Available data>
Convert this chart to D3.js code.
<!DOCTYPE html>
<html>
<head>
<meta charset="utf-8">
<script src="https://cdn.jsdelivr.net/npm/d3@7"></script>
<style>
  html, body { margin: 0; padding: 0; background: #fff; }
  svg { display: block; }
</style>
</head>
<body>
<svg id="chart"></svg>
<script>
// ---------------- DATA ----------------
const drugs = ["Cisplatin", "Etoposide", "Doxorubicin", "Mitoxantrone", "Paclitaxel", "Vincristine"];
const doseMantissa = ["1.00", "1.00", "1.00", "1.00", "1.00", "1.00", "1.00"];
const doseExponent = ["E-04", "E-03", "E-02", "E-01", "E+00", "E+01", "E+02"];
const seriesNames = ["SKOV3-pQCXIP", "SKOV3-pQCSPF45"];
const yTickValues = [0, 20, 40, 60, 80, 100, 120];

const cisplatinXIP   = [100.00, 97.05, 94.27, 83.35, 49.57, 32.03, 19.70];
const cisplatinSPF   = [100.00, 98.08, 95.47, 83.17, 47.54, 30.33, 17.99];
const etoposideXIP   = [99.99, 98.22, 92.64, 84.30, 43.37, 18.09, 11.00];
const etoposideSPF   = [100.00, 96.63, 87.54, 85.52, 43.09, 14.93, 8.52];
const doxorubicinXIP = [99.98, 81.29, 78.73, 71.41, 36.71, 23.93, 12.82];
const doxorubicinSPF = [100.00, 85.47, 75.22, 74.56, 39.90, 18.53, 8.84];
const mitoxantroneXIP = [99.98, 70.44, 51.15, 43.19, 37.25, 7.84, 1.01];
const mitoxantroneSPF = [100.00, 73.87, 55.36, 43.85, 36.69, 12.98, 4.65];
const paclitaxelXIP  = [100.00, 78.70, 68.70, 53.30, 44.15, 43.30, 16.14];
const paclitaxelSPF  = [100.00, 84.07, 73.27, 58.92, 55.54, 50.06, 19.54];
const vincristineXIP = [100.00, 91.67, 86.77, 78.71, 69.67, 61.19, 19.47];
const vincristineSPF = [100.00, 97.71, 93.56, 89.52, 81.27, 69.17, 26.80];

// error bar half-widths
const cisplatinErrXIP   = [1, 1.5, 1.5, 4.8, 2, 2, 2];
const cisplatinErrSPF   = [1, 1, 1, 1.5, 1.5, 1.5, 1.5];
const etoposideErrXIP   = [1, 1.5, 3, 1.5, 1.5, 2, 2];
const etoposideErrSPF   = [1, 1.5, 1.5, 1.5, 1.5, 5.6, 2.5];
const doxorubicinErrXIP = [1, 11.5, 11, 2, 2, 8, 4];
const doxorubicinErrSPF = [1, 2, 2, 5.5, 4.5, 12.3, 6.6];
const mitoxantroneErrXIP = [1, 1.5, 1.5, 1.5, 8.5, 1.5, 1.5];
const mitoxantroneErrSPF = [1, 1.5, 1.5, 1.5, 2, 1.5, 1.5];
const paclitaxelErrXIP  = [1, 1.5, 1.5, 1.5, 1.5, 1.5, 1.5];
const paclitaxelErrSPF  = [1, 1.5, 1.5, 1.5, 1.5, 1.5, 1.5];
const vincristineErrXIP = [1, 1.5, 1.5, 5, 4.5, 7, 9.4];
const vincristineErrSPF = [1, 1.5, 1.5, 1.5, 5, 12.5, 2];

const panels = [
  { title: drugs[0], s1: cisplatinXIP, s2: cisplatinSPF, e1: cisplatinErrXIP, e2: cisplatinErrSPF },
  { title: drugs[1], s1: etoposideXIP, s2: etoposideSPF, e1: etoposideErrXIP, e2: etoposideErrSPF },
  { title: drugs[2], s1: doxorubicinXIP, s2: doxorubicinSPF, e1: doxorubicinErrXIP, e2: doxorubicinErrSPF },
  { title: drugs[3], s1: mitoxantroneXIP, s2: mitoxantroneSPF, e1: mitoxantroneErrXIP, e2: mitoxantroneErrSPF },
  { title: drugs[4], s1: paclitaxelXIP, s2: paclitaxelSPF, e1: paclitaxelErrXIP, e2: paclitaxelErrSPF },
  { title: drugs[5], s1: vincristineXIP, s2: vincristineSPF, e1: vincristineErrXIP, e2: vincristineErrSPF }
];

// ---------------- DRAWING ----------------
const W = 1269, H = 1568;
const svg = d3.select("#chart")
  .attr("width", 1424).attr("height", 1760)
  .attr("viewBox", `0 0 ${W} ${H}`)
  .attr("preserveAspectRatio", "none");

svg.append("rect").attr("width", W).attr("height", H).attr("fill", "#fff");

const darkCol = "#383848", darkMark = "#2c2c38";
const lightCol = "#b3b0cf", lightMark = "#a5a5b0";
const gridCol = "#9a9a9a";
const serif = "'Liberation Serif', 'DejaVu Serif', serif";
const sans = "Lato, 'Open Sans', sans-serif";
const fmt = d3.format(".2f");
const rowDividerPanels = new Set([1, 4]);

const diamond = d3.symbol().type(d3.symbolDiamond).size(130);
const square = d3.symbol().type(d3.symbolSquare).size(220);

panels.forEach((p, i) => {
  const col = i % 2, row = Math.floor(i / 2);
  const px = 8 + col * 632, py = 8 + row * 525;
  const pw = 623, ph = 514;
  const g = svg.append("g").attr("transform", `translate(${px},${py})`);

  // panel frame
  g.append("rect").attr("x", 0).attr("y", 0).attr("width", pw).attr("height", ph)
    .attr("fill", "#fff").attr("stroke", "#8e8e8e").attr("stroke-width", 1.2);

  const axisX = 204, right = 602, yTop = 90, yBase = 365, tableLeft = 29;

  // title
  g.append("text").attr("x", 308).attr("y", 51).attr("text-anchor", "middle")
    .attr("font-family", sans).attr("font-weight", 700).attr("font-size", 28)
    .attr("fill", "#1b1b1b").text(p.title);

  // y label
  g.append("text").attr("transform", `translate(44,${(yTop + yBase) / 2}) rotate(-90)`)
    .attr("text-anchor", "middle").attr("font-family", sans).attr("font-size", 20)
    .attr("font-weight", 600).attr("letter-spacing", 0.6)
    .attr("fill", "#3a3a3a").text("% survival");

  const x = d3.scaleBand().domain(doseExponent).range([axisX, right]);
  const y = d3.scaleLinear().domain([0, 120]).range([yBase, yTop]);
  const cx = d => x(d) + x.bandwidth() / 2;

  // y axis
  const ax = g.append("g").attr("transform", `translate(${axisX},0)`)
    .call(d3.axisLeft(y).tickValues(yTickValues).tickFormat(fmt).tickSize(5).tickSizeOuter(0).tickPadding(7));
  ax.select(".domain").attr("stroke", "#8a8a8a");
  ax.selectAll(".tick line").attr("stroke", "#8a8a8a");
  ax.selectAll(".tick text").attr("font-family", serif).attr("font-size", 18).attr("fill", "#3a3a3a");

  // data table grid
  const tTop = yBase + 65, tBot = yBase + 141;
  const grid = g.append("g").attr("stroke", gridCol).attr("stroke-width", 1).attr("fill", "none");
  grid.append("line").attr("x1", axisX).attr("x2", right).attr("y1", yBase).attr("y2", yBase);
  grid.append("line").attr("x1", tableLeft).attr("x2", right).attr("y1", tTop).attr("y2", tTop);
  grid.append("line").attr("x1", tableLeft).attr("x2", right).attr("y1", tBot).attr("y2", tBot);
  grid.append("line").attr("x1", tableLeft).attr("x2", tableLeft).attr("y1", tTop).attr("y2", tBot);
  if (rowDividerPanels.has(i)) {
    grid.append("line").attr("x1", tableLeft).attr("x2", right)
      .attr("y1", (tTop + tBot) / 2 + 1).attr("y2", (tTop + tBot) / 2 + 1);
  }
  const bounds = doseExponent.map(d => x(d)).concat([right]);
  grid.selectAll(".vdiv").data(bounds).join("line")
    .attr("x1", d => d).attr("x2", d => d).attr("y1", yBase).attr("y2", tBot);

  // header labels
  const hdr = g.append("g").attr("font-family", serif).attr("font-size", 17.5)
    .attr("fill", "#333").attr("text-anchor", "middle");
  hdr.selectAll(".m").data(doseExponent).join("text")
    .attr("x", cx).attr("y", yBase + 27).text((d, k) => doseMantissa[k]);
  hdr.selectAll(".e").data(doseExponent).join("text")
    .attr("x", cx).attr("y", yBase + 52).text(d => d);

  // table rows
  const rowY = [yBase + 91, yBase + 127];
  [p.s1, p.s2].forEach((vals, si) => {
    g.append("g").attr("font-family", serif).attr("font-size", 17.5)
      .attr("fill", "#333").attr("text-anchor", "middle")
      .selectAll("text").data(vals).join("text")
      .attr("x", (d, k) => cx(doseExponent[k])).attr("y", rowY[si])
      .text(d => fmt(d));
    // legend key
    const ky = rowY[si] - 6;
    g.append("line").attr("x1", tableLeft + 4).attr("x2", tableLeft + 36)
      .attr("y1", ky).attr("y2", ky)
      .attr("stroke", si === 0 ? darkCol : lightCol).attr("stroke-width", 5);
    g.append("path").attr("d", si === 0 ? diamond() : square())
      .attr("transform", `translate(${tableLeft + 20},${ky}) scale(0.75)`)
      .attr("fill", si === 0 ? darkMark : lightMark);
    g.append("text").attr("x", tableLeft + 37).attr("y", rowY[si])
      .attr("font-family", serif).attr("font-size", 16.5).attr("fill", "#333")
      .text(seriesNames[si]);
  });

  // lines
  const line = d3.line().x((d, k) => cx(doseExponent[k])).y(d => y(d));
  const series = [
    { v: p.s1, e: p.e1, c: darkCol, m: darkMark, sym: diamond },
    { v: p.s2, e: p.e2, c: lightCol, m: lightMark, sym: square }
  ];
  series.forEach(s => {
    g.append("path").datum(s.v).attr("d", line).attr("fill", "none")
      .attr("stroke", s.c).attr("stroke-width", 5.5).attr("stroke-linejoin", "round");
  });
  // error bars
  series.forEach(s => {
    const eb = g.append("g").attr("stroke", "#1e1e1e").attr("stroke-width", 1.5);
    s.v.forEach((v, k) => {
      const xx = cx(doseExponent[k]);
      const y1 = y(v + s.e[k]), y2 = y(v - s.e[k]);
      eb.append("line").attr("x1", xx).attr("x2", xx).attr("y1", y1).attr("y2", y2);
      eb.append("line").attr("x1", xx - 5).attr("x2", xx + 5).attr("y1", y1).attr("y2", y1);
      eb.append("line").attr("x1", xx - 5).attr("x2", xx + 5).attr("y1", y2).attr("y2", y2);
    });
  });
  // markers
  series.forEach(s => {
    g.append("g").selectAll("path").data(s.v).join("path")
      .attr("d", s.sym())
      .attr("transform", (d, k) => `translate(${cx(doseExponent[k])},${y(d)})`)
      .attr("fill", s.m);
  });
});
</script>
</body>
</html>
---
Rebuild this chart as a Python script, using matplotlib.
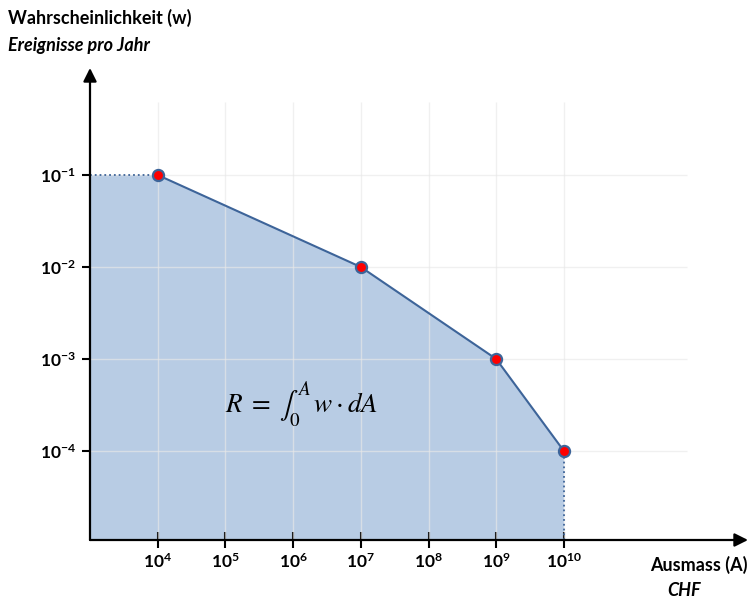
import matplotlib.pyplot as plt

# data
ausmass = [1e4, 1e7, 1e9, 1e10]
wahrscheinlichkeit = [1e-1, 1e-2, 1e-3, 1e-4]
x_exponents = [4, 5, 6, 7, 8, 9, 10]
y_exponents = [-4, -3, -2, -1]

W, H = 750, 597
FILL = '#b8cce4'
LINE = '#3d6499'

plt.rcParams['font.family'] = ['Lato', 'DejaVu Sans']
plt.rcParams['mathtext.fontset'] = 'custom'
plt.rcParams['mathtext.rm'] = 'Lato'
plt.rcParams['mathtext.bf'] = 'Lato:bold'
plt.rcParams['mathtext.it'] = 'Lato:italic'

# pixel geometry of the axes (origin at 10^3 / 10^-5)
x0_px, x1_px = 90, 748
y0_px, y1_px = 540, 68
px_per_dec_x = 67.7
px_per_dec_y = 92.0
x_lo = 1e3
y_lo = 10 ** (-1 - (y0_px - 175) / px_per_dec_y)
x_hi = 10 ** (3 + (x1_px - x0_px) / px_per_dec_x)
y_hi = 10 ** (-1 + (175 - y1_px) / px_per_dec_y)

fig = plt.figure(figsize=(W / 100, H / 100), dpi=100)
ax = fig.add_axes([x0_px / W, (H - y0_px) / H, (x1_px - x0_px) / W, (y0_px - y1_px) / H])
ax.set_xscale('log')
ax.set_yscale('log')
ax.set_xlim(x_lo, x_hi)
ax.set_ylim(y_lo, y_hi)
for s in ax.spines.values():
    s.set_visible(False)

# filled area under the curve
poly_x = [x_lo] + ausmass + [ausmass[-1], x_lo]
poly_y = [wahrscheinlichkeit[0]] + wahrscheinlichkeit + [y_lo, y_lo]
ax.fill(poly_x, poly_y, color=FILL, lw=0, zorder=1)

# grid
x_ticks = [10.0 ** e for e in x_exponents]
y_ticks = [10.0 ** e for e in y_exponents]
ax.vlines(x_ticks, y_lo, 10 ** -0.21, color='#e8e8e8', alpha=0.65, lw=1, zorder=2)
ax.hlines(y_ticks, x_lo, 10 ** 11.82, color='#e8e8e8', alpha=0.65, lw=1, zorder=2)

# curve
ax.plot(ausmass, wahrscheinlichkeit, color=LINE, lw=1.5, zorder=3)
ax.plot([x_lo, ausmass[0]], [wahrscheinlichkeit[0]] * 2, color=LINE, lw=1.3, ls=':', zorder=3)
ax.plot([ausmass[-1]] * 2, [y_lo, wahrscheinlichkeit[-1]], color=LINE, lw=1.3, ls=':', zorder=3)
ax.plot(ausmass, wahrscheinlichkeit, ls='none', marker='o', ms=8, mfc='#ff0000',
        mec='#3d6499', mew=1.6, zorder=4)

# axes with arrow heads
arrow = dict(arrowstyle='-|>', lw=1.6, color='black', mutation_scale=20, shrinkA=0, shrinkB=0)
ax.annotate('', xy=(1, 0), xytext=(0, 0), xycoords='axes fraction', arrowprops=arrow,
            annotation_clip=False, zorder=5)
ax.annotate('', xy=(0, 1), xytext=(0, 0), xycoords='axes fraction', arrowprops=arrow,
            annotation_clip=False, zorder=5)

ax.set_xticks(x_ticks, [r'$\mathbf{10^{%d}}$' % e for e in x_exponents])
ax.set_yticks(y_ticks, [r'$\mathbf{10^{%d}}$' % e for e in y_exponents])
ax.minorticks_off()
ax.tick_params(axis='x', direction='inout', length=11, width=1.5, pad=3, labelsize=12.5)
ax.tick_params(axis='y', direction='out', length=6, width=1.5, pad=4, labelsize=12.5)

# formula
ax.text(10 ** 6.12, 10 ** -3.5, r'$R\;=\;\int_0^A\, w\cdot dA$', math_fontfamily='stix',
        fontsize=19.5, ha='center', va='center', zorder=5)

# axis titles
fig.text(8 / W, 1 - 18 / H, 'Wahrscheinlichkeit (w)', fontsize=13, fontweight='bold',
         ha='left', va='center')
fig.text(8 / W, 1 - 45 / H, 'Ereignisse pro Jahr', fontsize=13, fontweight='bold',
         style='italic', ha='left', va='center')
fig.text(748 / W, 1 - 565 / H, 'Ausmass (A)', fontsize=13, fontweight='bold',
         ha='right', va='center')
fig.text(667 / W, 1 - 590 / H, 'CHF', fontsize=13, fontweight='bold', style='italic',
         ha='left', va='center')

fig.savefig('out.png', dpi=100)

Exercise goal> Go through the records and gather the lines that hold "script".

Exercise answer>
<script src="https://cdn.jsdelivr.net/npm/d3@7"></script>
<script>
</script>
Rebuild this chart as a Python script, using matplotlib.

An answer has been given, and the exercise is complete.